**Source material**
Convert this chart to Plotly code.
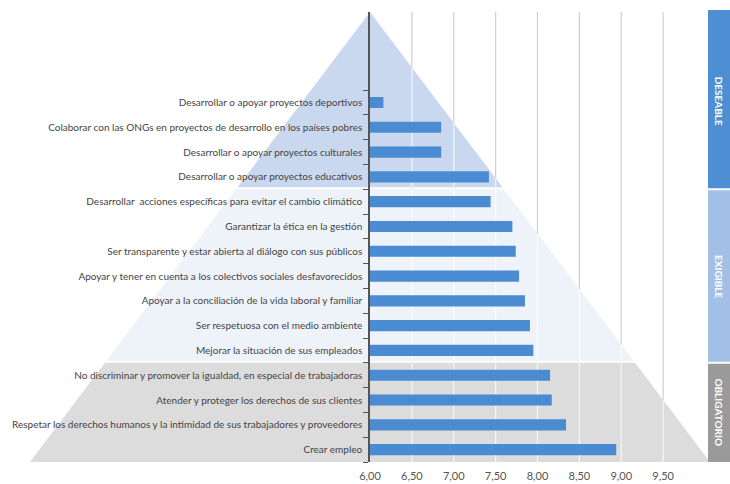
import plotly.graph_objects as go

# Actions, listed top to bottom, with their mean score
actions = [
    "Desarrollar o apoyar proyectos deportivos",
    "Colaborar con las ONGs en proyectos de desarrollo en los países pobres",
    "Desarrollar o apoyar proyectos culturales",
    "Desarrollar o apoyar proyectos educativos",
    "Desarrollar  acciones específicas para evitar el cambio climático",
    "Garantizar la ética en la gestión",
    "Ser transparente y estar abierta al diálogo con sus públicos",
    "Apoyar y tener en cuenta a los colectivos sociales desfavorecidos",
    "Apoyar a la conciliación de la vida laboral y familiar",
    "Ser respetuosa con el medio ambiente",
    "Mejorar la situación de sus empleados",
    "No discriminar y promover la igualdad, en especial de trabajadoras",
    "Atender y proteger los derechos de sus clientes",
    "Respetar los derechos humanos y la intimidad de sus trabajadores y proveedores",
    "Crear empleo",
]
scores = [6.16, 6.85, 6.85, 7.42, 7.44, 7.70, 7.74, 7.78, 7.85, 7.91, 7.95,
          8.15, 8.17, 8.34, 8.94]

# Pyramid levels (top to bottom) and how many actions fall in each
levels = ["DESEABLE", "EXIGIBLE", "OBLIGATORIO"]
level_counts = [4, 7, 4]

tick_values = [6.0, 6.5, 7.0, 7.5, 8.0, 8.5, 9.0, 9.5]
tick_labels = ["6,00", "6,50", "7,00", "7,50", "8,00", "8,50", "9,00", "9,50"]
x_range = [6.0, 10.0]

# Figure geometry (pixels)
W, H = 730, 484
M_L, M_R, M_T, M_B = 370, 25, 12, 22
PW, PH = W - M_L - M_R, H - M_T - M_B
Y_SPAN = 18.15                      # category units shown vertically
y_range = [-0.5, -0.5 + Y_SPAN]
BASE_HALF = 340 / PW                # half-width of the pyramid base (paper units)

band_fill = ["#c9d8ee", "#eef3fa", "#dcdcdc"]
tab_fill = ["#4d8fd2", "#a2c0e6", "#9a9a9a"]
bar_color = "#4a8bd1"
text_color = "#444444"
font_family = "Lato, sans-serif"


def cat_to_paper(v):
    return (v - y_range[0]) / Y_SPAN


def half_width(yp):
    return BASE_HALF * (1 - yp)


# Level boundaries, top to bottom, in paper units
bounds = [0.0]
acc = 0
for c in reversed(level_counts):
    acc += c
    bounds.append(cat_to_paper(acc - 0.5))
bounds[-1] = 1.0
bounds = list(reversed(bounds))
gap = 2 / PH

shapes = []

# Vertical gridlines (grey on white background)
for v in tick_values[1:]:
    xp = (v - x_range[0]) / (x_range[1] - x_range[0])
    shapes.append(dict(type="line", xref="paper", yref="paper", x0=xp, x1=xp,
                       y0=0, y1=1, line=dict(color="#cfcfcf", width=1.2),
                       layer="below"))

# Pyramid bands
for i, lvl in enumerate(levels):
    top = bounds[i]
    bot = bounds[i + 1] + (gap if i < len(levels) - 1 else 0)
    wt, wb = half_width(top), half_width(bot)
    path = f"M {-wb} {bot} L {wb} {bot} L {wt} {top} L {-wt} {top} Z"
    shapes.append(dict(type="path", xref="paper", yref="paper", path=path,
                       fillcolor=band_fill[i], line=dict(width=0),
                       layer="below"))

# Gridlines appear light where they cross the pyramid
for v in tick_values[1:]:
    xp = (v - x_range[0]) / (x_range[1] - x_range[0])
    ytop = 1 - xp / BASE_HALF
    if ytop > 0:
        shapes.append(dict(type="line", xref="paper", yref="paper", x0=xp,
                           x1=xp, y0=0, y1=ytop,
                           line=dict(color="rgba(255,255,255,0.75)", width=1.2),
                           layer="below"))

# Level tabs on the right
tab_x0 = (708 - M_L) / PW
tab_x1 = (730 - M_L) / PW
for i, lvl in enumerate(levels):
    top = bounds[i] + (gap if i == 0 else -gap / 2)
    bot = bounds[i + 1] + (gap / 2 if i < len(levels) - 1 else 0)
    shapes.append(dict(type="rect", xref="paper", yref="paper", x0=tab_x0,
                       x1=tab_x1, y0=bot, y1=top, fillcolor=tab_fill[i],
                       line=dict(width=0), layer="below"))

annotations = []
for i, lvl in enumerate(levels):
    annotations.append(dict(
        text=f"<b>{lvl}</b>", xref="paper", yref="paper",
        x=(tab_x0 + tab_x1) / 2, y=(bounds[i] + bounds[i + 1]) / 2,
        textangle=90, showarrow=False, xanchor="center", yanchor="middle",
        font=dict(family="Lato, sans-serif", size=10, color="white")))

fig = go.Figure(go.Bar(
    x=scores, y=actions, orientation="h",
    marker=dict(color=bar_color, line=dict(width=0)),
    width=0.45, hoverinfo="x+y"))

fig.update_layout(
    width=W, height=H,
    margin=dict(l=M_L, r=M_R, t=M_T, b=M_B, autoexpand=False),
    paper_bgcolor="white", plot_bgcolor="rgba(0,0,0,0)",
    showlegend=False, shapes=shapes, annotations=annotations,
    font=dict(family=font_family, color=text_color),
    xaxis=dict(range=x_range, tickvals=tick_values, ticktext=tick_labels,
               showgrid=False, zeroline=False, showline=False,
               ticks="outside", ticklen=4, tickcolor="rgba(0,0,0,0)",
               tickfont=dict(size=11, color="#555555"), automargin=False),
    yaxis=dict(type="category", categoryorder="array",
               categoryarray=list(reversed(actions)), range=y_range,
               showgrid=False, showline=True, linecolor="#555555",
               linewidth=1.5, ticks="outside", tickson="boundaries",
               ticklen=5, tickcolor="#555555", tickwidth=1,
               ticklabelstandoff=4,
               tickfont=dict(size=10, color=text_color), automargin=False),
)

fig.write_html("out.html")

...

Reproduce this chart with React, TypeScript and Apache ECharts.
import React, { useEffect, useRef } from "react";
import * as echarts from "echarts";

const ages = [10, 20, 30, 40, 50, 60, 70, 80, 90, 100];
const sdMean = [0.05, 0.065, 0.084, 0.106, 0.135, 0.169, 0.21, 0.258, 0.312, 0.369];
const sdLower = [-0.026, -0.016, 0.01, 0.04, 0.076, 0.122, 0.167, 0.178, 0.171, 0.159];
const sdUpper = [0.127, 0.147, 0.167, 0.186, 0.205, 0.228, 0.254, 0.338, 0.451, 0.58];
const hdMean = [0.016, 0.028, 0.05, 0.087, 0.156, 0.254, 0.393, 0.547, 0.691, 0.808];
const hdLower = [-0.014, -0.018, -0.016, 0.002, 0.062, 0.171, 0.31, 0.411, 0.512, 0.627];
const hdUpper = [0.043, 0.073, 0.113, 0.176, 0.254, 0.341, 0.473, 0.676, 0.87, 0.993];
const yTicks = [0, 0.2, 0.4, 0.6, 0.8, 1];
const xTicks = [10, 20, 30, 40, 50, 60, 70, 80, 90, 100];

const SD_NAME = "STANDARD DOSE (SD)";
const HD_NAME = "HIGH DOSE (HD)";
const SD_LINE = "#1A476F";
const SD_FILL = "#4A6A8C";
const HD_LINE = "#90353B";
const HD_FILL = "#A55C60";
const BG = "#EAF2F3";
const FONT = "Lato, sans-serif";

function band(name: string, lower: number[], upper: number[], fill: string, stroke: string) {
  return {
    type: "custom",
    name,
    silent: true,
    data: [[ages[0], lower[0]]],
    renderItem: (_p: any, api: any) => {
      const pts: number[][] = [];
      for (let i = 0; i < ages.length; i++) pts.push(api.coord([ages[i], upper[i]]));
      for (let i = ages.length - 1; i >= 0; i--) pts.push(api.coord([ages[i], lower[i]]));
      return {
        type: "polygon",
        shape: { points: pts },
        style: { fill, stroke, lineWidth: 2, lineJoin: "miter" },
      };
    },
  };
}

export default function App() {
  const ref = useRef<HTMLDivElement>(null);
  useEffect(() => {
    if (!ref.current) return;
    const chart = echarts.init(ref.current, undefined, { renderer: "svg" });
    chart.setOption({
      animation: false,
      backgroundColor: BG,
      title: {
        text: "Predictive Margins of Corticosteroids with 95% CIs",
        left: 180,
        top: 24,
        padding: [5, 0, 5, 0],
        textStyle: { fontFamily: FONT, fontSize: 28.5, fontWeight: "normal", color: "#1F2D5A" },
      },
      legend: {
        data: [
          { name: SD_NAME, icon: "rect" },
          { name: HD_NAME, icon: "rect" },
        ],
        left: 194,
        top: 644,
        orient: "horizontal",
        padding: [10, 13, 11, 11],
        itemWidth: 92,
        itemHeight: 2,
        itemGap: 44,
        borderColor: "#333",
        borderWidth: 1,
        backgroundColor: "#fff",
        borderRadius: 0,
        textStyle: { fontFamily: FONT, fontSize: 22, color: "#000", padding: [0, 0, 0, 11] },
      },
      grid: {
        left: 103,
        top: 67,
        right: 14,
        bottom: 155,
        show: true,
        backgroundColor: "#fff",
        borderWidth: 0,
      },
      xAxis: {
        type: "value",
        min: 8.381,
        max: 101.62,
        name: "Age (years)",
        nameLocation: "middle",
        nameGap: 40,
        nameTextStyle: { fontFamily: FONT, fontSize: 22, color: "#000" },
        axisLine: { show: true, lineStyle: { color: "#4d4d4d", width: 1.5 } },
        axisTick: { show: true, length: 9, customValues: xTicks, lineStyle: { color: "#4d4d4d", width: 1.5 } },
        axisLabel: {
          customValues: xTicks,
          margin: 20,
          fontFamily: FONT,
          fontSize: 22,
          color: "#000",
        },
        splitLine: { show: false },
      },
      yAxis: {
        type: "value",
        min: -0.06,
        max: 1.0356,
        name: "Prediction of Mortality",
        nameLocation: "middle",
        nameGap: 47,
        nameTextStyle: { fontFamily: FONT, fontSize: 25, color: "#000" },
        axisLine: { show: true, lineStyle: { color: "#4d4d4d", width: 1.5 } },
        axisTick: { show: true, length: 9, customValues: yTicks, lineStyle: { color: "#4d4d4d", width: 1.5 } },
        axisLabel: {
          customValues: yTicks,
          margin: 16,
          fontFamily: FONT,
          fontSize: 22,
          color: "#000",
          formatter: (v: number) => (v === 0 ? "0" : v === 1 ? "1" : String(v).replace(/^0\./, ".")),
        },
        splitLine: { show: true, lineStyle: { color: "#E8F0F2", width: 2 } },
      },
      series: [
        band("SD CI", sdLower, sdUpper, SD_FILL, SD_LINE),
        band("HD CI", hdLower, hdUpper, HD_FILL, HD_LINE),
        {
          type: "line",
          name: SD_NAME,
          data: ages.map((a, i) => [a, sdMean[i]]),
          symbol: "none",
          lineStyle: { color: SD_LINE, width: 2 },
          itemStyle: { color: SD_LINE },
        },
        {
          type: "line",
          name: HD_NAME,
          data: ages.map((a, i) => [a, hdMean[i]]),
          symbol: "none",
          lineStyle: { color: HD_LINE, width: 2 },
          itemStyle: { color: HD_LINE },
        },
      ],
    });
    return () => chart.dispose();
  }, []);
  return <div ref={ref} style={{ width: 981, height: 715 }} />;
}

==

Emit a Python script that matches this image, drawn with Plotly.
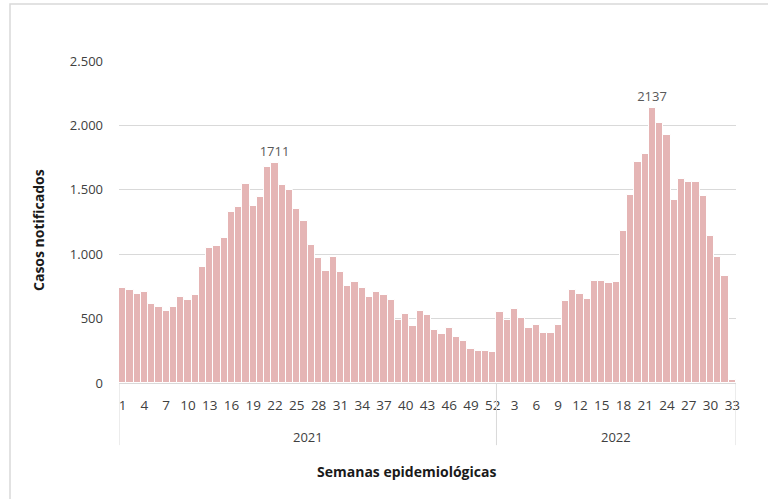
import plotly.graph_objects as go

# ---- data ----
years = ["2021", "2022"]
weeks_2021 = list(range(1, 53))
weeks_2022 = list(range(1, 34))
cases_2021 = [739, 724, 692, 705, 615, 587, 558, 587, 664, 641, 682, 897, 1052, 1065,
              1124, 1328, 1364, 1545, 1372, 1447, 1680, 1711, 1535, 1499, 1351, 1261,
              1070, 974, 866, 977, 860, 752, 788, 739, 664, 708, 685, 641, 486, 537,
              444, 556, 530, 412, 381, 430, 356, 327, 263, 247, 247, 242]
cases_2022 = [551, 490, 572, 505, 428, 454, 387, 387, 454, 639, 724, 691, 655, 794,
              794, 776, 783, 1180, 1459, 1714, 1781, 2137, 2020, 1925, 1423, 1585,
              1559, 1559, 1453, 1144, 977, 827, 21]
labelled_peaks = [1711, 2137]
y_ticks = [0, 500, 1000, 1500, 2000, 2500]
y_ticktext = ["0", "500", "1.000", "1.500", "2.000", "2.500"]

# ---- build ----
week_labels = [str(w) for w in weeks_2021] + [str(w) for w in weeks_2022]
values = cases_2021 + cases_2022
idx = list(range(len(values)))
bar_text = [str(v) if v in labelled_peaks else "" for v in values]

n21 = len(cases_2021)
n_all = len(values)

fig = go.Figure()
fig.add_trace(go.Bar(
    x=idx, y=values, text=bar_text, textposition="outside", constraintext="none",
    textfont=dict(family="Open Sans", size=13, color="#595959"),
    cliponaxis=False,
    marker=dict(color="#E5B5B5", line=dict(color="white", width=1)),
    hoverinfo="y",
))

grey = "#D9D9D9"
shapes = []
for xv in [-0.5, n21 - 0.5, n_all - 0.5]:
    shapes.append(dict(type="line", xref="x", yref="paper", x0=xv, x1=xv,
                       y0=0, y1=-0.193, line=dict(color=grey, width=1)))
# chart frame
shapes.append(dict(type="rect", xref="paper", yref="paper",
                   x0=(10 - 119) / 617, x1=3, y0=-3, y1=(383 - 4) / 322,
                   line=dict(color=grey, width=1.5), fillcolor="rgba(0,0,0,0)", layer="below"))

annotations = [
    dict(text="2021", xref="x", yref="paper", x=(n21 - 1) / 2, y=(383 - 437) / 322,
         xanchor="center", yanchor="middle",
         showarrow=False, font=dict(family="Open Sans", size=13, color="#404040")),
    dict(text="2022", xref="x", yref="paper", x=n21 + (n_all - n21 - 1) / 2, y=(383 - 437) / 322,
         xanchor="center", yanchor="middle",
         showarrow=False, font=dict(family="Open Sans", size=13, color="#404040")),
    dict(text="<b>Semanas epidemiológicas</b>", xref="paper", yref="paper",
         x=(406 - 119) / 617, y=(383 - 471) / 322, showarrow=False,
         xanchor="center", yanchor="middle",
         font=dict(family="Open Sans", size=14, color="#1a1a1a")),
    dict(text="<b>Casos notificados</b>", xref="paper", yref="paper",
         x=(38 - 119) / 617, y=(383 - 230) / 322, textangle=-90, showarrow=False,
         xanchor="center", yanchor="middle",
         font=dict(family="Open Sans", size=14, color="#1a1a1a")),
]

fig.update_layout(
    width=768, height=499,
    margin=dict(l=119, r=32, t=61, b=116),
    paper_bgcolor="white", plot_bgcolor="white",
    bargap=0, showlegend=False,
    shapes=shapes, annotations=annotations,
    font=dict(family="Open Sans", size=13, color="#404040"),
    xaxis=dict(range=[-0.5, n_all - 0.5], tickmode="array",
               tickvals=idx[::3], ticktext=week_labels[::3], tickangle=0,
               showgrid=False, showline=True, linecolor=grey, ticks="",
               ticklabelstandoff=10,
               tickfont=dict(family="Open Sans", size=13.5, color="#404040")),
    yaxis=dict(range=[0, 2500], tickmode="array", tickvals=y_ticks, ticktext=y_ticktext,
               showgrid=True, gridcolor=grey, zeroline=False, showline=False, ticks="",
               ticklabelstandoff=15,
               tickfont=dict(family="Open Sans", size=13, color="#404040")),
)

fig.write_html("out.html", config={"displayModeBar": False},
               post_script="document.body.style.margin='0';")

**Exercise description**
Repeat exactly the part that opens with the line containing "Convert this chart to Plotly code." and closes with the line containing "level_counts = [4, 7, 4]". Include both end lines, and drop the pictures.

**Task solution**
Convert this chart to Plotly code.
import plotly.graph_objects as go

# Actions, listed top to bottom, with their mean score
actions = [
    "Desarrollar o apoyar proyectos deportivos",
    "Colaborar con las ONGs en proyectos de desarrollo en los países pobres",
    "Desarrollar o apoyar proyectos culturales",
    "Desarrollar o apoyar proyectos educativos",
    "Desarrollar  acciones específicas para evitar el cambio climático",
    "Garantizar la ética en la gestión",
    "Ser transparente y estar abierta al diálogo con sus públicos",
    "Apoyar y tener en cuenta a los colectivos sociales desfavorecidos",
    "Apoyar a la conciliación de la vida laboral y familiar",
    "Ser respetuosa con el medio ambiente",
    "Mejorar la situación de sus empleados",
    "No discriminar y promover la igualdad, en especial de trabajadoras",
    "Atender y proteger los derechos de sus clientes",
    "Respetar los derechos humanos y la intimidad de sus trabajadores y proveedores",
    "Crear empleo",
]
scores = [6.16, 6.85, 6.85, 7.42, 7.44, 7.70, 7.74, 7.78, 7.85, 7.91, 7.95,
          8.15, 8.17, 8.34, 8.94]

# Pyramid levels (top to bottom) and how many actions fall in each
levels = ["DESEABLE", "EXIGIBLE", "OBLIGATORIO"]
level_counts = [4, 7, 4]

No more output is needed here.